High-Performance Alkaline Freshwater and Seawater Hydrogen Catalysis by Sword-Head Structured Mo2N-Ni3Mo3N Tunable Interstitial Compound Electrocatalysts

Realizing efficient electrocatalysts is a stepping stone toward achieving high-performance alkaline water/seawater electrolysis, but remains a crucial challenge. Herein, heterogeneous Mo2N/Ni3Mo3N electrocatalysts on nickel foam (denoted MN-NMN/NF) that is stable and active for the hydrogen evolution reaction (HER) in both alkaline water/seawater are demonstrated. The optimized MN-NMN09/NF achieves an ultralow HER overpotential of 11 mV@10 mA cm(-2) in 1.0 m KOH electrolyte, which is not only superior to the benchmark Pt/C catalysts but also the best reported ever among NiMo-based electrocatalysts in an alkaline environment.

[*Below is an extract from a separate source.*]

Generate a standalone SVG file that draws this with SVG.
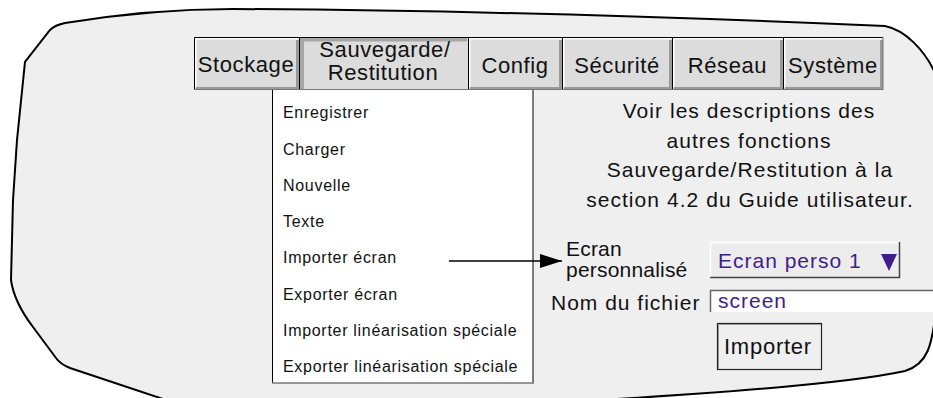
<svg xmlns="http://www.w3.org/2000/svg" width="933" height="398" viewBox="0 0 933 398">
<style>
text{font-family:"Liberation Sans",Arial,sans-serif;fill:#111}
.tabt{font-size:22px;letter-spacing:0.6px;text-anchor:middle}
.tab{fill:#dcdcdc}
.hl{fill:none;stroke:#ffffff;stroke-width:2}
.sh{fill:none;stroke:#9a9a9a;stroke-width:3}
.blk{fill:none;stroke:#000;stroke-width:1}
.mi{font-size:16px;letter-spacing:0.7px}
.info{font-size:21px;letter-spacing:1.05px;text-anchor:middle}
.lbl{font-size:21px}
.val{font-size:21px;letter-spacing:1px;fill:#3f1d8c}
</style>
<defs>
<marker id="ah" markerWidth="22" markerHeight="14" refX="22" refY="7" orient="auto" markerUnits="userSpaceOnUse">
<polygon points="0,0 22,7 0,14" fill="#000"/>
</marker>
</defs>

<g id="outline">
<path d="M163,399 L70,368 Q60,364 56,358 L33,327 Q14,302 11,280 L13,200 L17,140 L25,62 L50,30 Q55,25 65,23 C120,14 180,9 233,9 C450,10 700,18 885,26 C905,30 925,50 936,75 L936,310 C932,345 928,364 905,371 C850,383 720,393 600,400 L170,402 Z" fill="#efefef" stroke="#000" stroke-width="2"/>
</g>

<g id="tab-stockage">
<rect x="194" y="37" width="106" height="53" class="tab"/>
<path d="M195.5,88 V38.5 H298" class="hl"/>
<path d="M196,88.5 H297.5 V40" class="sh"/>
<text x="246" y="72" class="tabt">Stockage</text>
</g>
<g id="tab-sauvegarde">
<rect x="300" y="37" width="168" height="53" class="tab"/>
<path d="M302,89 V39.5 H467" fill="none" stroke="#a6a6a6" stroke-width="4"/>
<text x="385" y="57" class="tabt">Sauvegarde/</text>
<text x="383" y="80" class="tabt">Restitution</text>
</g>
<g id="tab-config">
<rect x="468" y="37" width="94" height="53" class="tab"/>
<path d="M469.5,88 V38.5 H561" class="hl"/>
<path d="M470,88.5 H560.5 V40" class="sh"/>
<text x="515" y="73" class="tabt">Config</text>
</g>
<g id="tab-securite">
<rect x="562" y="37" width="110" height="53" class="tab"/>
<path d="M563.5,88 V38.5 H671" class="hl"/>
<path d="M564,88.5 H670.5 V40" class="sh"/>
<text x="617" y="73" class="tabt">Sécurité</text>
</g>
<g id="tab-reseau">
<rect x="672" y="37" width="111" height="53" class="tab"/>
<path d="M673.5,88 V38.5 H782" class="hl"/>
<path d="M674,88.5 H781.5 V40" class="sh"/>
<text x="727.5" y="73" class="tabt">Réseau</text>
</g>
<g id="tab-systeme">
<rect x="783" y="37" width="100" height="53" class="tab"/>
<path d="M784.5,88 V38.5 H882" class="hl"/>
<path d="M785,88.5 H881.5 V40" class="sh"/>
<text x="833" y="73" class="tabt">Système</text>
</g>
<g id="tab-borders">
<path d="M194.5,90 V37.5 H883 M299.5,37 V90 M468.5,37 V90 M562.5,37 V90 M672.5,37 V90 M783.5,37 V90" class="blk"/>
<path d="M883,37 V90 M194,89.5 H883" fill="none" stroke="#777" stroke-width="1"/>
</g>

<g id="menu">
<rect x="272.5" y="90" width="260.5" height="293" fill="#fff"/>
<path d="M272.5,90 V383 M533,90 V383" class="blk"/>
<path d="M272,383 H534" fill="none" stroke="#777" stroke-width="1.5"/>
<text x="283" y="118" class="mi">Enregistrer</text>
<text x="283" y="154.5" class="mi">Charger</text>
<text x="283" y="191" class="mi">Nouvelle</text>
<text x="283" y="227" class="mi">Texte</text>
<text x="283" y="263" class="mi">Importer écran</text>
<text x="283" y="299.5" class="mi">Exporter écran</text>
<text x="283" y="335.5" class="mi">Importer linéarisation spéciale</text>
<text x="283" y="372" class="mi">Exporter linéarisation spéciale</text>
</g>

<g id="info">
<text x="749" y="118" class="info">Voir les descriptions des</text>
<text x="749" y="148" class="info">autres fonctions</text>
<text x="750" y="177" class="info">Sauvegarde/Restitution à la</text>
<text x="750" y="207" class="info">section 4.2 du Guide utilisateur.</text>
</g>

<g id="ecran-label">
<text x="566" y="256" class="lbl" style="letter-spacing:0.2px">Ecran</text>
<text x="566" y="277" class="lbl" style="letter-spacing:0.2px">personnalisé</text>
</g>

<g id="ecran-dropdown">
<rect x="710" y="242" width="190" height="36" fill="#ececec"/>
<path d="M710.5,278 V242.5 H900" fill="none" stroke="#fff" stroke-width="1.5"/>
<path d="M710,277.5 H899.5 V242" fill="none" stroke="#444" stroke-width="1.5"/>
<text x="718" y="268" class="val">Ecran perso 1</text>
<polygon points="881,254 897,254 889,271" fill="#3f1d8c"/>
</g>

<g id="nom-fichier">
<text x="551" y="310" class="lbl" style="letter-spacing:1px">Nom du fichier</text>
<rect x="710" y="290" width="230" height="22" fill="#fff"/>
<path d="M710.5,312 V290.5 H940" fill="none" stroke="#666" stroke-width="1.5"/>
<text x="718" y="308" class="val">screen</text>
</g>

<g id="importer-button">
<rect x="717.5" y="323.5" width="104" height="46" fill="#efefef" stroke="#222" stroke-width="1.2"/>
<path d="M718.5,369 V324.5 H821" fill="none" stroke="#999" stroke-width="1"/>
<text x="724" y="354" class="lbl" style="font-size:22px;letter-spacing:0.75px">Importer</text>
</g>

<g id="connectors">
<line x1="449" y1="261" x2="562" y2="261" stroke="#000" stroke-width="1.5" marker-end="url(#ah)"/>
</g>
</svg>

Successively, the optimized MN-NMN09/NF electrocatalyst can drive HER current densities of 10 and 500 mA cm(-2) using low overpotentials of 9.37 and 123 mV in 1.0 m KOH seawater electrolyte, which remains durable after 120 h long-term electrolysis at a constant current density of 500 mA cm(-2). In situ Raman analysis reveals that the enhanced performance is attributed to the accelerated H2O adsorption and OH dissociation processes on the MN-NMN surfaces. Theoretical analysis further confirms that rapid H2O adsorption-dissociation kinetics and H adsorption-conversion kinetics on the Ni3Mo3N/NiOOH and Ni3Mo3N/MoOx surfaces result in boosted HER capability. This work depicts a significant potential for designing stable and efficient hydrogen production electrocatalysts for both alkaline water and seawater electrolysis.